When I first agree to help Jake, I had a meeting with his parents and made it clear that they had to let me handle the situation in my way. They both agreed, grateful that Jake was getting some one-on-one help. But it was hard for them when we actually started working. His mother, in particular, had difficulty with the concept that Jake could be doing homework while jumping on his bed and bouncing a ball off the ceiling. But he was – not only was Jake fully aware of the curriculum, he could work at a very fast past. We made good progress. Sadly at the end of my tenure with the family, his parents chose to explore the Ritalin option and I lost touch with him.

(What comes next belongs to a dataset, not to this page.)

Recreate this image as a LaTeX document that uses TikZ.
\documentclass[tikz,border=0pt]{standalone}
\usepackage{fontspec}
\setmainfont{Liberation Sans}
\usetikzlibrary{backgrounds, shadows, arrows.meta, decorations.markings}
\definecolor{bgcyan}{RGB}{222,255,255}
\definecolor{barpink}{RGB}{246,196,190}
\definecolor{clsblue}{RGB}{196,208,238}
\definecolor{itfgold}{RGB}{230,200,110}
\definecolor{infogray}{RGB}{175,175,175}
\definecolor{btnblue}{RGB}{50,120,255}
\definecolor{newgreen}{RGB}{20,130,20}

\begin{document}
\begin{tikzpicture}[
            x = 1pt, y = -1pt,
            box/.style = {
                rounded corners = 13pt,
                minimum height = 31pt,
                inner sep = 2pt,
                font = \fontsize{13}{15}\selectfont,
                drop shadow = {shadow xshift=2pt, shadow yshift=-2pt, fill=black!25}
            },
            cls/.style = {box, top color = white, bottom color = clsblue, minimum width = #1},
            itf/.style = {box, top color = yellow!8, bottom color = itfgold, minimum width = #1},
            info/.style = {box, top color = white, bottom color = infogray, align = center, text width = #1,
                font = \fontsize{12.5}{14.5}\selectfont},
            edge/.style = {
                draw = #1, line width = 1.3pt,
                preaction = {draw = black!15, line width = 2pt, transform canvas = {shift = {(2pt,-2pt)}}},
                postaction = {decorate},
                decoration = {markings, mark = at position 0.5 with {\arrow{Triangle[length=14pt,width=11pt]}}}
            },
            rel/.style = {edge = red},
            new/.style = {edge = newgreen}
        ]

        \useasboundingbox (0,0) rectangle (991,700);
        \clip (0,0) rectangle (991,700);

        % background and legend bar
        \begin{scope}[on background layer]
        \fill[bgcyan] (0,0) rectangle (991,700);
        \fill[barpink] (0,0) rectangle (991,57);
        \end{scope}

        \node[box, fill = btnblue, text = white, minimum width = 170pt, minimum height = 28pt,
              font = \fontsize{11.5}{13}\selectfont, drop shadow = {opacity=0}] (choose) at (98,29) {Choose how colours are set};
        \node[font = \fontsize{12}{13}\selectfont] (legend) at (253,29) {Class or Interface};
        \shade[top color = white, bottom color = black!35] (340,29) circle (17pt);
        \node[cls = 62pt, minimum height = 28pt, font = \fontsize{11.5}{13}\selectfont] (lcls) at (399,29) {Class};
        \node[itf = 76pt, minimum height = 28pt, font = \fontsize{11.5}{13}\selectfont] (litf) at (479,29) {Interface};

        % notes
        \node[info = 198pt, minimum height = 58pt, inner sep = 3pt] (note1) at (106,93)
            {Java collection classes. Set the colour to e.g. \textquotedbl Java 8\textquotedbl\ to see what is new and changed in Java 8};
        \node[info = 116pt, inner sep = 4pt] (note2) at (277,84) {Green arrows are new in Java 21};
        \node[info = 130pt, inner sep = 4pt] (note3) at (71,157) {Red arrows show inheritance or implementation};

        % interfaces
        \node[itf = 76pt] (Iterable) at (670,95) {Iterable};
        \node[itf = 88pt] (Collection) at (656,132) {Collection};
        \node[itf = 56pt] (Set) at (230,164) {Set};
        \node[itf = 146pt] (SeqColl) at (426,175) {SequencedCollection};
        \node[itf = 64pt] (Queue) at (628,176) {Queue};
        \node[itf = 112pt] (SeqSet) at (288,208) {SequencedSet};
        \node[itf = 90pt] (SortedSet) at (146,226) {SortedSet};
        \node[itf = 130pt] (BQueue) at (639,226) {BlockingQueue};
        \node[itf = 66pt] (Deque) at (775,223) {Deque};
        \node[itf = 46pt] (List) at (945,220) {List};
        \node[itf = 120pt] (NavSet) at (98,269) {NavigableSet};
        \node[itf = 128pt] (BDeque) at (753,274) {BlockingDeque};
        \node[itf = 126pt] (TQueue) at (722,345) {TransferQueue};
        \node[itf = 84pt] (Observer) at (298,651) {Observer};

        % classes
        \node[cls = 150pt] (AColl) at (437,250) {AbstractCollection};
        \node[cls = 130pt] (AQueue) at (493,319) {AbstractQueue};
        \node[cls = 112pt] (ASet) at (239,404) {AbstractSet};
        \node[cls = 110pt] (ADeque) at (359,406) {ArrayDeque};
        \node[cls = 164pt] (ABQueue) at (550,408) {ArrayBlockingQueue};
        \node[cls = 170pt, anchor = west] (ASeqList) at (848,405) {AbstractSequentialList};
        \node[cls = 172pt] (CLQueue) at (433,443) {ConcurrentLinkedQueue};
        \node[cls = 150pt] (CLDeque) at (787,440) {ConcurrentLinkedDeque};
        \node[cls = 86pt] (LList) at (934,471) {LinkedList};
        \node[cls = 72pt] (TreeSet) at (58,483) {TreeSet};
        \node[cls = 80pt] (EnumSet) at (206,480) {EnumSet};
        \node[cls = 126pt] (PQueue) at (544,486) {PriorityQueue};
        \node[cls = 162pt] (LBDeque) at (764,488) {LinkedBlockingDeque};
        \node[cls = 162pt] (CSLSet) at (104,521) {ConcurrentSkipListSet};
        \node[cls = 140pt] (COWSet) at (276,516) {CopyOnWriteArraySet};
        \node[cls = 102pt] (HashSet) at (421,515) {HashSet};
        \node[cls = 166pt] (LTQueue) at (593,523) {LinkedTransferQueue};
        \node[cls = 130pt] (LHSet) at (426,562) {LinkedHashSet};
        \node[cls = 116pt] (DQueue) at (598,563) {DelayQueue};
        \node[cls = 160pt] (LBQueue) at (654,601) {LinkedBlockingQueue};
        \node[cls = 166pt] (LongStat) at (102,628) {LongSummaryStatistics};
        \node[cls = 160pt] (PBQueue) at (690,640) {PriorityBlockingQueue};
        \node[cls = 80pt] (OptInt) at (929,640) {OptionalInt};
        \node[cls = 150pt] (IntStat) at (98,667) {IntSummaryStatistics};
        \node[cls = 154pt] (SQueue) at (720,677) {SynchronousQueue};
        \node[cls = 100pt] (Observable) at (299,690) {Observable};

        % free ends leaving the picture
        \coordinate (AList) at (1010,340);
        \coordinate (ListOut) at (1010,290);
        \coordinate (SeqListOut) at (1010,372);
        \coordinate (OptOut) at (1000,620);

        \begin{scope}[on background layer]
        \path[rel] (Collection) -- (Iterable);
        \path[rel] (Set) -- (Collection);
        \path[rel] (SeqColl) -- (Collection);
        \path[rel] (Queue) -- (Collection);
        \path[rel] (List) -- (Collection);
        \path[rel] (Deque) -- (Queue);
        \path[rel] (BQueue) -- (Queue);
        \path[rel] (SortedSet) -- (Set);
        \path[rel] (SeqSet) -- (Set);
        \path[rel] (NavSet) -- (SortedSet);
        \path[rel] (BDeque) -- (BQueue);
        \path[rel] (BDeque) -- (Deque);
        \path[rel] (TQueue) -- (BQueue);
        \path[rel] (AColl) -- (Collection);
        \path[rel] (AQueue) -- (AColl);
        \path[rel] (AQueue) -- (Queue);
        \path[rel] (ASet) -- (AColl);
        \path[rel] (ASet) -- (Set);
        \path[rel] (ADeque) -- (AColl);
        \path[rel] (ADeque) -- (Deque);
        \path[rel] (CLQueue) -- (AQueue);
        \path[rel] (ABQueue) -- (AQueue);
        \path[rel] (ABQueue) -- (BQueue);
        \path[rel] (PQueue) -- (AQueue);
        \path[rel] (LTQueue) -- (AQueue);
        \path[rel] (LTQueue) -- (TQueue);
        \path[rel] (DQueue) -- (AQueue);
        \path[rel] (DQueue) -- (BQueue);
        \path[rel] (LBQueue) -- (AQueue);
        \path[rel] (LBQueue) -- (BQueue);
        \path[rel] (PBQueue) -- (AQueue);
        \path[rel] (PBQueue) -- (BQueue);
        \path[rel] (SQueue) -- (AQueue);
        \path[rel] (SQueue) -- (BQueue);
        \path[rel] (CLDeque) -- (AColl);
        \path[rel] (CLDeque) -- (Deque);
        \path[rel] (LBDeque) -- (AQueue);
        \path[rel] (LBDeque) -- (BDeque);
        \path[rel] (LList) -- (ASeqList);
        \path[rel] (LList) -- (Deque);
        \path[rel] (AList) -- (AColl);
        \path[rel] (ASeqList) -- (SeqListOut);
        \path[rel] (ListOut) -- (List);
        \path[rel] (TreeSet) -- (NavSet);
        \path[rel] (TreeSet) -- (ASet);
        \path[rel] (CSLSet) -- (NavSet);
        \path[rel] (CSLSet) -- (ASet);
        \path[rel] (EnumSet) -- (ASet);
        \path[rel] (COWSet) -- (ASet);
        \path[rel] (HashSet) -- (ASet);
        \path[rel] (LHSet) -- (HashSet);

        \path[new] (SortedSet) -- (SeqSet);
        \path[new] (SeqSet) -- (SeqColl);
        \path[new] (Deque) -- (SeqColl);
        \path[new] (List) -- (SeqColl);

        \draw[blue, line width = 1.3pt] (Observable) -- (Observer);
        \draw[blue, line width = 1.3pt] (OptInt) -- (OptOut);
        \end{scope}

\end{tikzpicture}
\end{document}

But Jake’s way of being in a learning situation twigged something for me. I’d always had trouble concentrating on one thing at a time. The only place I actually succeeded in the classroom was in my literature courses because they were dynamic and involved. In lectures (before computers) I suffered, unable to focus and my notes usually turned into a short story or other piece of imaginative writing that kept me occupied during classtime.
Fast forward 20 years and I still work this way. It drives some of my colleagues batty. I’ve been accused of lack of focus from everyone from my doctoral supervisor to fellow faculty members. That is until they see my work. Then I think it becomes clear. I focus on things in very concentrated chunks. I write quickly and I type 110 words per minute (thanks to several years as a word processing operator during my undergrad years). At any one time on my computer I have multiple files open. For instance as I write this I have the following open: student papers being evaluated, my latest blog entry being edited, a poetry collection that I’m writing a review of, my RSS feeds reader, Vista for my 4th year course, Facebook and my email. As I work I flip through each one, back and forth, randomly until I’m finished. This drives my most anal and organized friends batty. And even that is not all: I have laundry being washed, my lunch in the oven and my blackberry flashing beside me.
So when I teach and I see students with their laptops open and I circulate to see what they are doing, if they have non-classroom related stuff on screen (games, Facebook, Email, Vista) I don’t necessarily ask them to close the computer. Instead I ask them what we are doing in class. If they have no idea and are checked out – then the computer has to go away. But more and more I’m finding they answer instantly. They are engaged. They are not sitting at attention staring at me but they certainly are engaged.
And if they are engaged and learning, then the “eyes on me” mentality isn’t really about the students’ learning, is it? It’s a power issue. The crux of any classroom situation.